Further, auditors who are psychologically inclined to stand in another person’s shoes “are better able to judge managers’ reported earnings” than auditors less able to see things as others see them, according to the study, “Perspective taking in auditor-manager interactions: An experimental investigation of auditor behavior,” which appears in the August 2015 edition of Accounting, Organizations and Society.
One experiment the researchers performed shows that if you’re an auditor who at one time has assumed the role of a corporate financial manager, “you’re better able to take the perspective of the manager, and you’re better able, therefore, to understand when the manager is sort of lying to you, when the manager is overstating earnings,” says study co-author Marietta Peytcheva, an assistant professor of accounting at the Lehigh University’s College of Business and Economics.
In a second experiment, they found that regardless of whether an auditor has done a stint as a CFO, auditors who have a naturally better “perspective-taking disposition” can do a better job of guessing the CFO’s or controller’s incentives and “can quantify that better,” she adds.
Peytcheva notes that the ability to understand the mindset of financial managers is very important for auditors, who never observe “true earnings” – what the company’s internally known experience is rather than what it reports. Lacking inside knowledge of a corporation’s financials, auditors with either learned or inborn perspective-taking skills know what aspects of company’s public reporting to probe, what questions to ask the financial manager, and what results to test.
Financial managers and auditors are involved in a “strategic game” when they decide what numbers should appear in corporate financial statements, according to Peytcheva. “CFOs make assertions to auditors, and the auditors don’t test everything. But they should know when to test and what to test,” she adds.

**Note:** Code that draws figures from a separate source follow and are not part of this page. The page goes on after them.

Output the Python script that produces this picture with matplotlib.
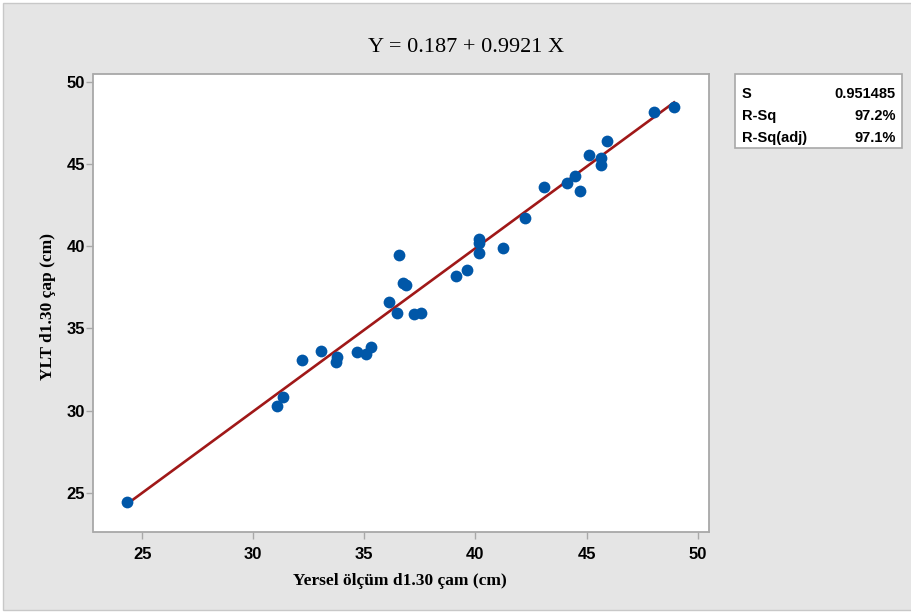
""" Fitted line plot: YLT d1.30 vs ground measurement d1.30 (Minitab style) """

import numpy as np
import matplotlib.pyplot as plt
from matplotlib.patches import Rectangle

# Data
yersel = [24.33, 31.06, 31.33, 32.19, 33.05, 33.76, 33.71, 34.69, 35.06, 35.30,
          36.13, 36.49, 36.58, 36.72, 36.88, 37.23, 37.53, 39.11, 39.61, 40.14,
          40.14, 40.14, 41.24, 42.24, 43.09, 44.13, 44.49, 44.69, 45.12, 45.66,
          45.66, 45.93, 48.04, 48.94]
ylt = [24.45, 30.26, 30.84, 33.05, 33.64, 33.27, 32.97, 33.56, 33.44, 33.84,
       36.62, 35.95, 39.48, 37.74, 37.61, 35.85, 35.95, 38.18, 38.52, 40.46,
       40.21, 39.58, 39.88, 41.71, 43.59, 43.84, 44.26, 43.35, 45.54, 45.36,
       44.93, 46.39, 48.16, 48.46]

intercept = 0.187
slope = 0.9921
stat_names = ['S', 'R-Sq', 'R-Sq(adj)']
stat_values = ['0.951485', '97.2%', '97.1%']

xticks = [25, 30, 35, 40, 45, 50]
yticks = [25, 30, 35, 40, 45, 50]

W, H = 912, 612
fig = plt.figure(figsize=(W / 100, H / 100), dpi=100, facecolor='white')

# grey graph region with thin border (behind everything)
fig.patches.append(Rectangle((3 / W, 1 - 610 / H), 1.0, 607 / H, transform=fig.transFigure,
                             facecolor='#e5e5e5', edgecolor='#c8c8c8', linewidth=1, zorder=-10))

ax = fig.add_axes([93.5 / W, 1 - 531.7 / H, (708.7 - 93.5) / W, (531.7 - 74) / H])
ax.set_zorder(1)
ax.set_facecolor('white')

ax.scatter(yersel, ylt, s=72, color='#0057a8', zorder=3, linewidths=0)
xs = np.array([min(yersel), max(yersel)])
ax.plot(xs, intercept + slope * xs, color='#a01818', linewidth=1.9, zorder=2)

ax.set_xlim(22.81, 50.5)
ax.set_ylim(22.63, 50.47)
ax.set_xticks(xticks)
ax.set_yticks(yticks)

for sp in ax.spines.values():
    sp.set_color('#a8a8a8')
    sp.set_linewidth(1.3)
ax.tick_params(direction='out', length=5, width=1, color='#a8a8a8')
ax.tick_params(axis='x', pad=6)
ax.tick_params(axis='y', pad=1)
for lab in ax.get_xticklabels() + ax.get_yticklabels():
    lab.set_fontfamily('Liberation Sans')
    lab.set_fontweight('bold')
    lab.set_fontsize(12)

ax.set_xlabel('Yersel ölçüm d1.30 çam (cm)', family='Liberation Serif', fontweight='bold',
              fontsize=12.5, va='center')
ax.set_ylabel('YLT d1.30 çap (cm)', family='Liberation Serif', fontweight='bold',
              fontsize=12.5, va='center')
ax.xaxis.set_label_coords(0.498, -0.108)
ax.yaxis.set_label_coords(-0.074, 0.491)

fig.text(466 / W, 1 - 48 / H, 'Y = %.3f + %.4f X' % (intercept, slope), family='Liberation Serif',
         fontsize=16, ha='center', va='center')

# statistics box
fig.patches.append(Rectangle((735 / W, 1 - 147.7 / H), (901.7 - 735) / W, (147.7 - 74) / H,
                             transform=fig.transFigure, facecolor='white',
                             edgecolor='#a8a8a8', linewidth=1.2, zorder=1))
row_y = [94.5, 116, 138]
for name, val, yy in zip(stat_names, stat_values, row_y):
    fig.text(742 / W, 1 - yy / H, name, family='Liberation Sans', fontweight='bold',
             fontsize=10.5, ha='left', va='center', zorder=2)
    fig.text(896 / W, 1 - yy / H, val, family='Liberation Sans', fontweight='bold',
             fontsize=10.5, ha='right', va='center', zorder=2)

fig.savefig('out.png', dpi=100, facecolor=fig.get_facecolor())
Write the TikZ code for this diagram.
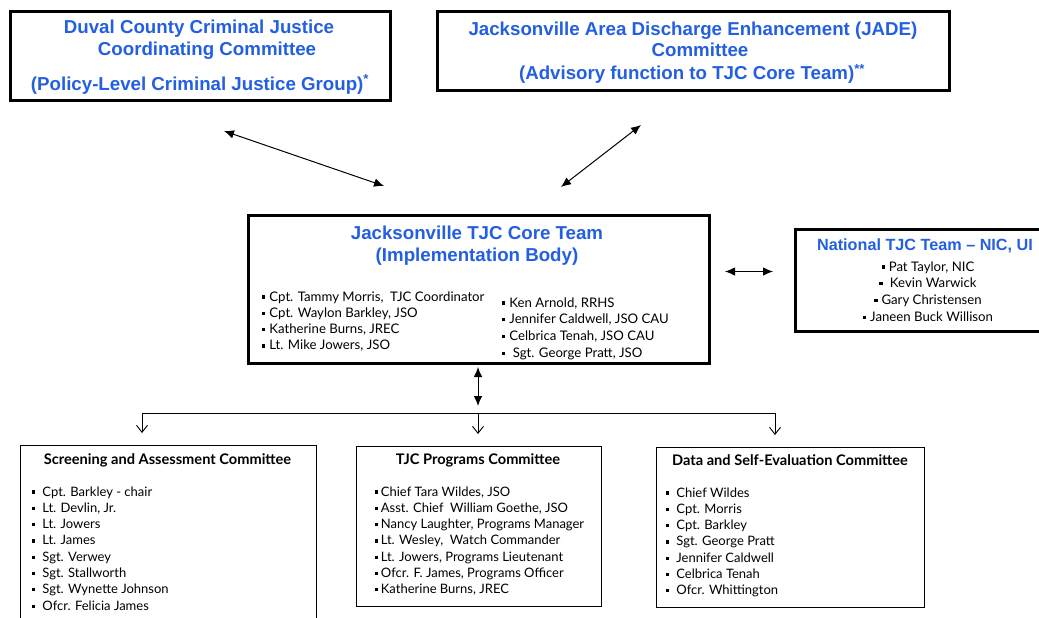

In light of other new research, perspective-taking ability on the part of auditors may be a lot more important than previously thought. News of the experiments follows publication of research by three University of South Carolina accounting professors that found that company managers have a bias toward hiring accounting professionals who seem prone to earnings management.
The Big Four accounting firms have been recruiting financial managers, controllers, and CFOs on the grounds that they bring back stronger finance knowhow, more unique experience, and knowledge of a particular industry, according to Peytcheva.
“But what we’re saying is, [knowing] how a manager thinks … can be very valuable, because it can improve the interaction between the manager and the auditor,” she says. “And the auditor can improve financial reporting in future interactions with other CFOs if the auditor has been a CFO.”
For the first experiment — the one measuring the boomerang effect — the study’s authors recruited 58 mostly undergraduate public-university business majors with an average of age of 21. The students were randomly divided into one of two groups: one whose role would change from “manager” to “auditor” over the course of the experiment and one that would remain as “auditor” throughout.
The experiment proceeded through six rounds. In each of the first two rounds a manager received two numbers — for example, 50 and 20 — that added up to an accurate earnings total. Sitting in a separate room, the auditor only knew of the 50 part. At that point, the manager might select a total of 90 to send to the auditor – thus “overstating” the accurate earnings figure. The auditor was then told, “Your manager reported 90,” says Peytcheva. “First decide to accept this report or to reject it, and, second, estimate how much is the true earnings.”
In round 3, all the participants became auditors and remained so until the end of the experiment. They were provided with a number representing one of two parts of an accurate earnings total, plus a corresponding number reported by a manager. (The numbers were randomly selected from a prior experiment done by the researchers.) The students then each had to say whether the manager’s number was true or false, and if false, by how much.
The students with the first two rounds of “managerial” experience ended up scoring higher than those without it, according to the study.
In the second experiment, which employed 39 students, participants were asked similar questions but weren’t divided into two groups. Each was then given a psychological test to measure his or her ability to assume the perspective of another person. Those who scored higher on the test also ended up scoring high on their ability to detect earnings manipulation, the researchers found.